When it comes to obtaining the best mortgage rate several factors come into play. The Federal Reserves asset purchases for example can fluctuate mortgage rates as can housing demand in the area you are looking to buy in. There is also the matter of the secondary market for mortgage-backed securities. The secondary market for mortgages is where lenders sell off mortgages to mortgage aggregators (securitizers) and investors and when this happens your interest rate tends to go up. This secondary market is vastly liquid and incredibly large. The buyers tend to be pension funds, insurance companies and hedge funds. The plus side to the secondary mortgage market is that it helps to make mortgages available to all borrowers across geographical locations.
With all these different factors at play how do you get the lowest mortgage interest rate? The simple answer is that the lower your credit risk is the better the rate you will get. If your credit score is poor expect to pay thousands extra in the form of a higher interest rate.
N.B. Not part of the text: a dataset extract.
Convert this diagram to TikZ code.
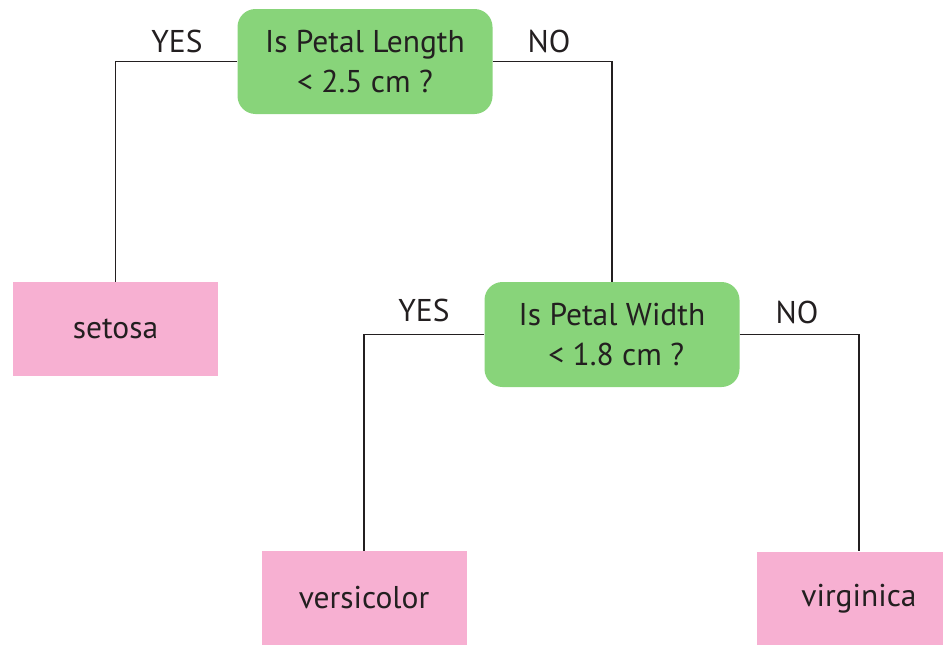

Other factors that come into play when figuring out your mortgage rate:
If you make more money you can take out a 15 year loan instead of a 30 year loan. Over the long run you will pay less for a 15 year mortgage but higher monthly payments.
If you work on raising your credit score to the next tier prior to obtaining a mortgage you will pay less interest. For example:
660 to 699 tier
700 to 759 tier
760 to 850 tier
Now you may fall below 660 Fico score in which case you would want to work on getting your score up to at least 660 to get a better rate. A score of 700 is not out of reach if you take the steps to get there.
Yes your lender will look at the length of time you have spent at your current job. If it is to low they could jack up your interest rate slightly.
The more you put down on your new home the less principle you will need to borrow, hence you will pay less overall in interest, not only that but you will have equity in your home sooner.
You can prepay some of the interest on your loan in a system called “points”. One point equals 1% of your mortgage loan which will lower your interest rate by .25 points so paying 4 points can lower your interest rate by 1%. These points are also often tax deductible so they can lower your overall tax burden at the end of the year potentially saving your hundreds if not thousands of dollars between the tax benefits and lower interest rate.
Debt to income ratio:
If you have too much debt you will be viewed as a risk to any lender. Your debt to income should be less than 43% if you want to qualify for the best rate possible. You can lower your DTI by paying off your revolving credit which will also improve your credit score in most cases.
Private Mortgage Insurance:
If you pay less than 20% down payment on your new home you will be required to purchase private mortgage insurance (PMI). This helps the lender in the event that you default on the loan unfortunitly this PMI can end up costing you as much as 1% of the mortgage although they can be as low as .5%. You can only avoid this by paying a down payment of 20% or refinancing on your mortgage once you have 20% equity.